I described the conversations like a lively dinner party. We didn’t know where the examples would head – and what stories they would evoke in others.  No one was required to share a story (until the last question – when we asked everyone to contribute) but nearly everyone had one. What John expressed in his story about 10 years ago evoked a story that Marsha hadn’t thought about that happened two months ago, and so on.  Good stories (and even bad ones) evoke emotion which can tip off a memory and remind us of another story.

For these sessions, posing the right questions was key –  and letting the stories flow naturally without too much facilitation was important.  We had no bias or judgment where the answers would lead.

So 18 hours later (total between all groups =  4 sessions x 3 groups per session x 90 minutes per session) of dialogue and sharing, and about 8 hours later of reading, reviewing and analyzing the results –  the client had a few important deliverables from us :

– A top-line one pager summarizing the themes we heard from each of the 5 questions.  A theme was defined as having been mentioned at least twice in each group while answering a question.

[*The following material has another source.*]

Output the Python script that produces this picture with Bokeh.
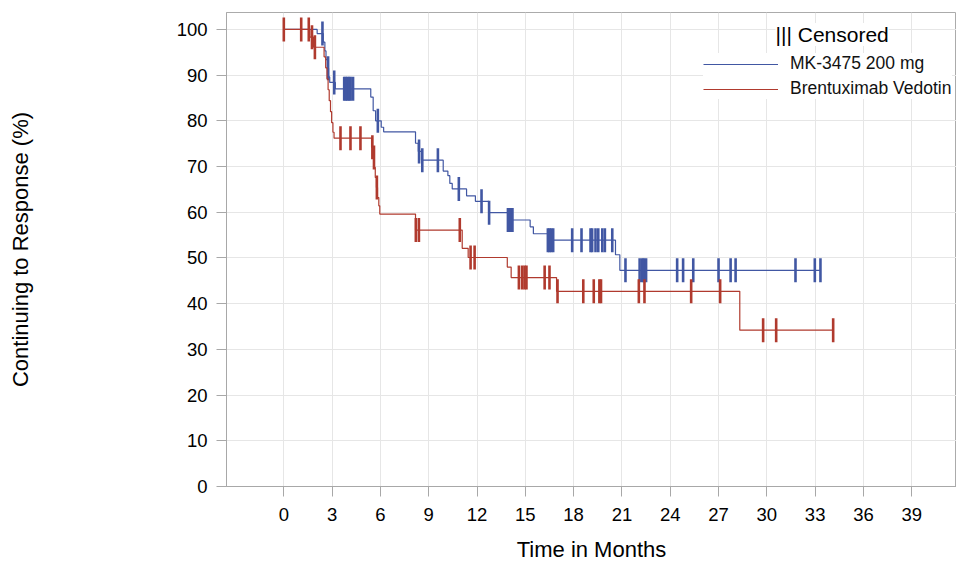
import numpy as np
from bokeh.plotting import figure
from bokeh.models import FixedTicker, Legend, LegendItem, Label, Range1d
from bokeh.embed import file_html
from bokeh.resources import INLINE

# ---------------- data ----------------
x_ticks = [0, 3, 6, 9, 12, 15, 18, 21, 24, 27, 30, 33, 36, 39]
y_ticks = [0, 10, 20, 30, 40, 50, 60, 70, 80, 90, 100]

# MK-3475 200 mg : event times (months) and % continuing after each event
mk_times = [0, 2.07, 2.45, 2.55, 2.62, 2.70, 2.78, 2.85, 3.20, 5.40, 5.55, 5.70,
            6.05, 6.20, 8.18, 8.35, 8.55, 9.90, 10.19, 10.31, 10.46, 11.35, 11.90,
            12.73, 13.90, 15.30, 15.50, 16.40, 20.60, 20.87]
mk_surv = [100, 99.1, 97.2, 95.3, 93.4, 91.5, 89.6, 88.4, 87.0, 85.2, 82.2, 80.0,
           78.6, 77.6, 75.1, 73.3, 71.4, 69.0, 68.0, 66.3, 65.1, 63.6, 62.4,
           59.9, 58.3, 56.8, 55.3, 53.9, 50.7, 47.3]
mk_end = 33.33
mk_censor = [2.40, 2.75, 3.13, 3.75, 3.85, 3.95, 4.05, 4.15, 4.30, 5.84, 8.40, 8.60,
             9.57, 10.87, 12.28, 12.75, 13.92, 14.00, 14.10, 14.20, 16.40, 16.50,
             16.60, 16.73, 17.91, 18.49, 19.05, 19.15, 19.36, 19.53, 19.78, 19.94,
             20.40, 21.22, 22.10, 22.26, 22.36, 22.50, 24.43, 24.80, 25.43, 27.00,
             27.75, 28.06, 31.78, 32.98, 33.33]

# Brentuximab Vedotin
bv_times = [0, 1.62, 1.85, 2.50, 2.60, 2.68, 2.75, 2.82, 2.90, 2.97, 3.05, 3.12,
            5.45, 5.55, 5.62, 5.68, 5.75, 5.82, 5.90, 5.96, 8.18, 11.08, 11.45,
            13.88, 14.12, 16.94, 28.32]
bv_surv = [100, 98.3, 96.1, 94.0, 91.6, 89.2, 86.8, 84.4, 82.0, 79.6, 77.5, 76.2,
           74.2, 72.0, 69.8, 67.6, 65.4, 63.2, 61.4, 59.6, 56.1, 52.1, 50.1,
           48.0, 45.7, 42.7, 34.2]
bv_end = 34.12
bv_censor = [0.0, 1.08, 1.55, 1.75, 1.93, 3.52, 4.14, 4.76, 5.50, 5.60, 5.78, 8.20,
             8.39, 10.93, 11.60, 11.85, 14.60, 14.80, 14.95, 15.07, 16.20, 16.50,
             17.00, 18.60, 19.25, 19.60, 19.70, 22.05, 22.40, 25.30, 27.10, 29.77,
             30.58, 34.12]

BLUE = "#4157A3"
RED = "#B03A2E"
FONT = "Liberation Sans"


def level_at(times, surv, t):
    idx = np.searchsorted(np.asarray(times), np.asarray(t), side="right") - 1
    return np.asarray(surv)[idx]


p = figure(width=956, height=564, output_backend="svg", toolbar_location=None,
           x_range=Range1d(-3.56, 41.78), y_range=Range1d(0, 103.7),
           min_border_left=226, min_border_right=0, min_border_top=12,
           min_border_bottom=78)

p.background_fill_color = "white"
p.border_fill_color = "white"
p.outline_line_color = "#ABABAB"

lines = {}
for name, times, surv, end, cens, col in [
        ("MK-3475 200 mg", mk_times, mk_surv, mk_end, mk_censor, BLUE),
        ("Brentuximab Vedotin", bv_times, bv_surv, bv_end, bv_censor, RED)]:
    xs = list(times) + [end]
    ys = list(surv) + [surv[-1]]
    r = p.step(xs, ys, mode="after", line_color=col, line_width=1.2)
    lines[name] = r
    p.scatter(cens, level_at(times, surv, cens), marker="dash", angle=np.pi / 2,
              size=24, line_color=col, line_width=2.6)

# axes
for ax in (p.xaxis, p.yaxis):
    ax.axis_line_color = "#A8A8A8"
    ax.major_tick_line_color = "#A8A8A8"
    ax.major_tick_out = 10
    ax.major_tick_in = 0
    ax.minor_tick_line_color = None
    ax.major_label_text_font = FONT
    ax.major_label_text_font_size = "18.5px"
    ax.major_label_text_color = "black"
    ax.axis_label_text_font = FONT
    ax.axis_label_text_font_size = "22px"
    ax.axis_label_text_font_style = "normal"
    ax.axis_label_text_color = "black"

p.xaxis.ticker = FixedTicker(ticks=x_ticks)
p.yaxis.ticker = FixedTicker(ticks=y_ticks)
p.xaxis.axis_label = "Time in Months"
p.yaxis.axis_label = "Continuing to Response (%)"
p.xaxis.major_label_standoff = 11
p.yaxis.major_label_standoff = 9
p.xaxis.axis_label_standoff = 13
p.yaxis.axis_label_standoff = 141

p.xgrid.grid_line_color = "#E6E6E6"
p.ygrid.grid_line_color = "#E6E6E6"

legend = Legend(items=[LegendItem(label="MK-3475 200 mg", renderers=[lines["MK-3475 200 mg"]]),
                       LegendItem(label="Brentuximab Vedotin", renderers=[lines["Brentuximab Vedotin"]])],
                location=(477, 387), glyph_width=75, glyph_height=20, label_height=20,
                spacing=4, padding=6, margin=0, border_line_color=None,
                background_fill_color="white", background_fill_alpha=1.0,
                label_text_font=FONT, label_text_font_size="17.5px", label_standoff=12,
                label_text_color="#111111")
p.add_layout(legend)

title = Label(x=30.54, y=98.9, text="||| Censored", text_font=FONT, text_font_size="21px",
              text_baseline="middle", text_color="black",
              background_fill_color="white", background_fill_alpha=1.0)
p.add_layout(title)

open("out.html", "w").write(file_html(p, INLINE))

– The best 20 stories told that evoked emotion in any category.  These are stories that can inspire, reinforce, explain, calm, ignite, excite or reveal insight.  They are ones that leaders can re-tell as teaching examples, as opposed to telling directives, rules, mandates or platitutudes.  Here’s an example of the difference:

(a story)

“Brian, despite the challenges with the new policy, keeps a very realistic view of it.  He is encouraging and enthusiastic with his staff, acknowledges the struggles and communicates as frequently as possible with them – keeping them connected and the dialogue very flowing. He holds a weekly staff meeting to address overall concerns, then keeps his door open throughout the week to address individual questions. While the staff is still adjusting to the new policy, they understand it and know that Brian is doing the best he can to help them transition.”

vs.

(an instruction)

“When communicating the new policy, we insist that you talk to your staff once a week, keep a positive attitude and be enthusiastic.”

And they also got:

– Verbatims from the 12 groups of all stories shared

By no means was our story collection considered objective.  By ALL means it is very subjective.  The idea was to collect as many stories as possible and without bias later, see if any themes emerged.  If not, at least we had hundreds of individual anecdotes to share.  If so, we had trends to suggest. I would not assure that because the way these 100 people answered questions – that the rest of the organization feels the same way. But when these themes validate some objective employee surveys they’ve just completed, we know the stories were authentic at least.

One of the most challenging aspect that any company has in expressing their values are lack of real, current and usable “values in action” stories. This company, at least for the next 9-12 months until their culture or values dramatically change, will have a nice archive of examples, anecdotes and stories to use in communicating to leadership, on-boarding new associates and reinforcing key behaviors they want to see repeated.  Kudos to them for making a significant investment of associate time – and to know that’s where the best stories are kept.